* AVAILABLE RECORDS:
- - - - -
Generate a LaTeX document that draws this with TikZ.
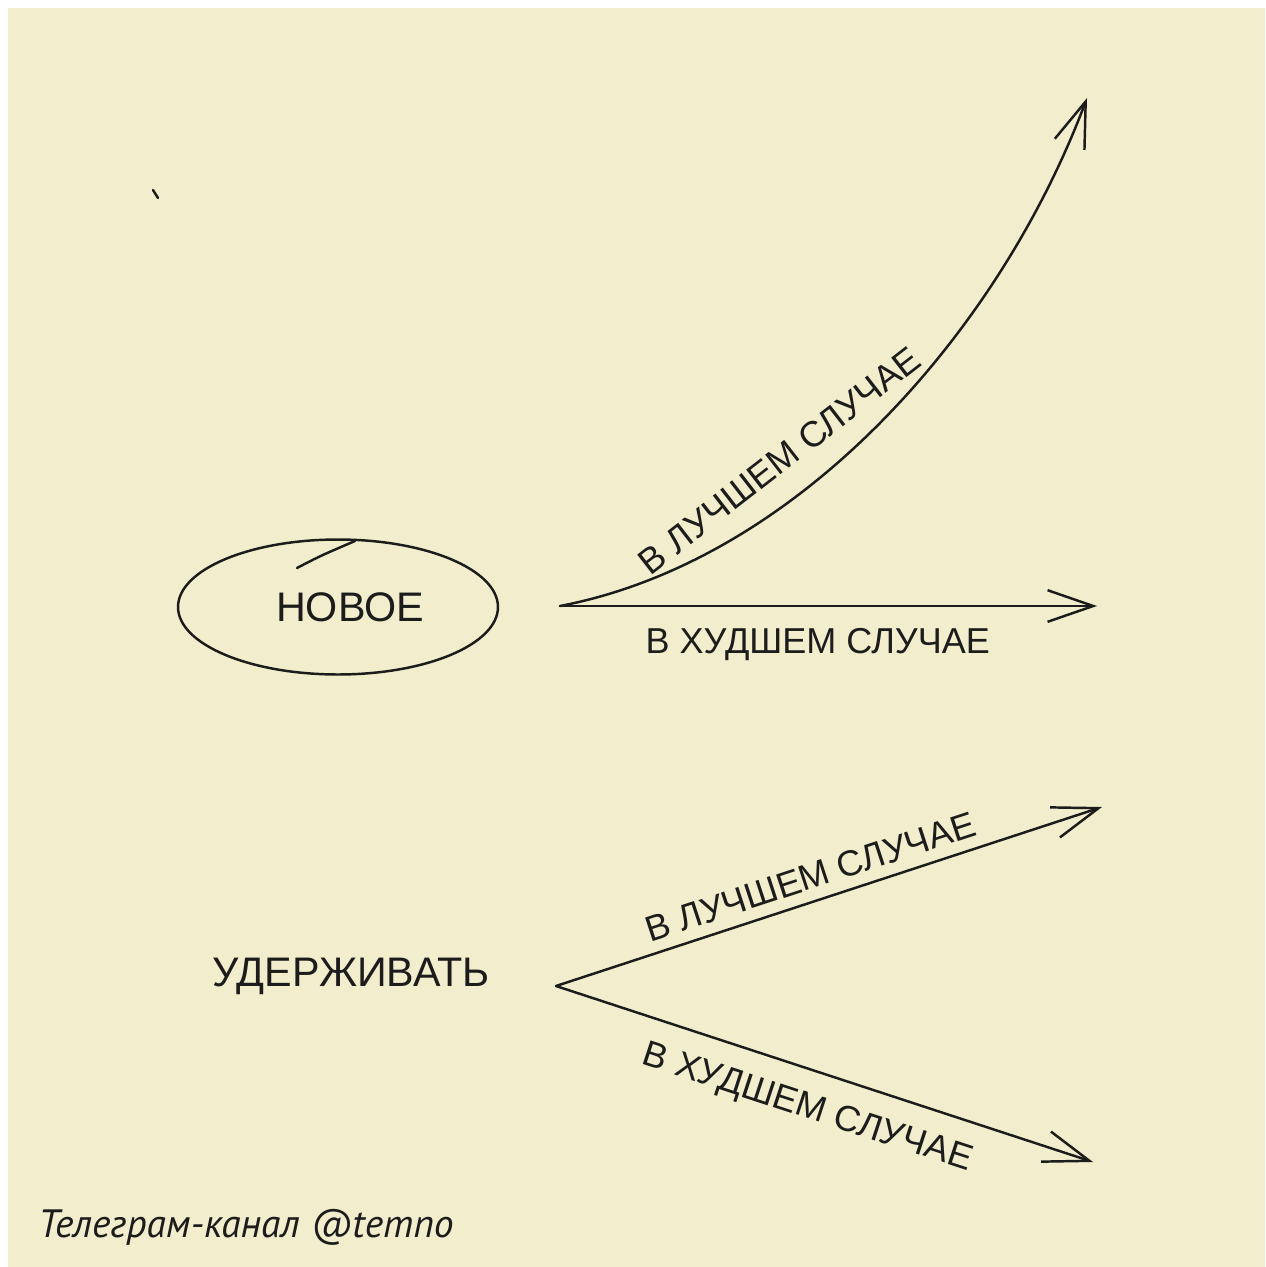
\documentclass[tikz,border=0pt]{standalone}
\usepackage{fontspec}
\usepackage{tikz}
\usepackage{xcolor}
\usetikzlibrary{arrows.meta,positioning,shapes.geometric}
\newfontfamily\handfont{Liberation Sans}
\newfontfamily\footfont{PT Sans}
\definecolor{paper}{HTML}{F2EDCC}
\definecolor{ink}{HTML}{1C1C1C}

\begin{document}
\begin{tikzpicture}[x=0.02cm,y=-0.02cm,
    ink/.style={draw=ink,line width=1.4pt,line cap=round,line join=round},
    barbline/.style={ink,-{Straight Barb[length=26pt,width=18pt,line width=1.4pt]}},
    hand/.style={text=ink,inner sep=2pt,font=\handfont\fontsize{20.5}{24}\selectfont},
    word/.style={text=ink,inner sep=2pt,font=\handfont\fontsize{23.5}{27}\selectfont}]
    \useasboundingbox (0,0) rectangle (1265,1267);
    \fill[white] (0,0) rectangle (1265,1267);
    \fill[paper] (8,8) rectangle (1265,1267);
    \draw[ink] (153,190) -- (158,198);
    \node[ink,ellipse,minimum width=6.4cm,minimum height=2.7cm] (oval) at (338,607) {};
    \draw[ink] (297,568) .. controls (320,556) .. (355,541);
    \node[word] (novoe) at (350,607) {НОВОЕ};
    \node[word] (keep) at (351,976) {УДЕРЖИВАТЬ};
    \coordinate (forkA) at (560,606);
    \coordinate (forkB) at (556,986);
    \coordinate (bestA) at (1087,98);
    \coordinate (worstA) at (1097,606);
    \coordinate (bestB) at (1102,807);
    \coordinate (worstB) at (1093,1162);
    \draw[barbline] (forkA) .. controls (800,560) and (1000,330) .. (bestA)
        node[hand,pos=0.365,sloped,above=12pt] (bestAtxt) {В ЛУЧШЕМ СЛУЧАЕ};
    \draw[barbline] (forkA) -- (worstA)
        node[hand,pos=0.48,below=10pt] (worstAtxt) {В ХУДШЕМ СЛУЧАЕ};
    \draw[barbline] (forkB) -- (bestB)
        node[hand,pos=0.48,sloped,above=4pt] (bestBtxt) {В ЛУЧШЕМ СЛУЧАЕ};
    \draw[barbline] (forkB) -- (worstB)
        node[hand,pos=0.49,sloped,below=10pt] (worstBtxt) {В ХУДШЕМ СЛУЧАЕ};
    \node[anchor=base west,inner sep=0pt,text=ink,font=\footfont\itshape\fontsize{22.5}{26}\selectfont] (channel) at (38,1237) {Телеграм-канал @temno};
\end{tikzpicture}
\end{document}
- - - - -
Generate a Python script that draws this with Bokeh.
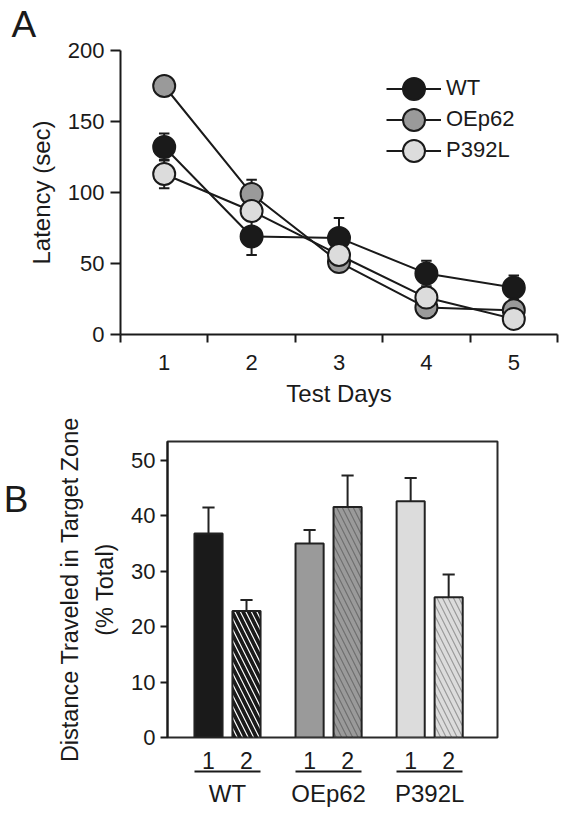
- - - - -
* GIVEN EXERCISE: Copy every single line of the material above that holds "with".

* ANSWER TO THE EXERCISE:
Generate a LaTeX document that draws this with TikZ.
Generate a Python script that draws this with Bokeh.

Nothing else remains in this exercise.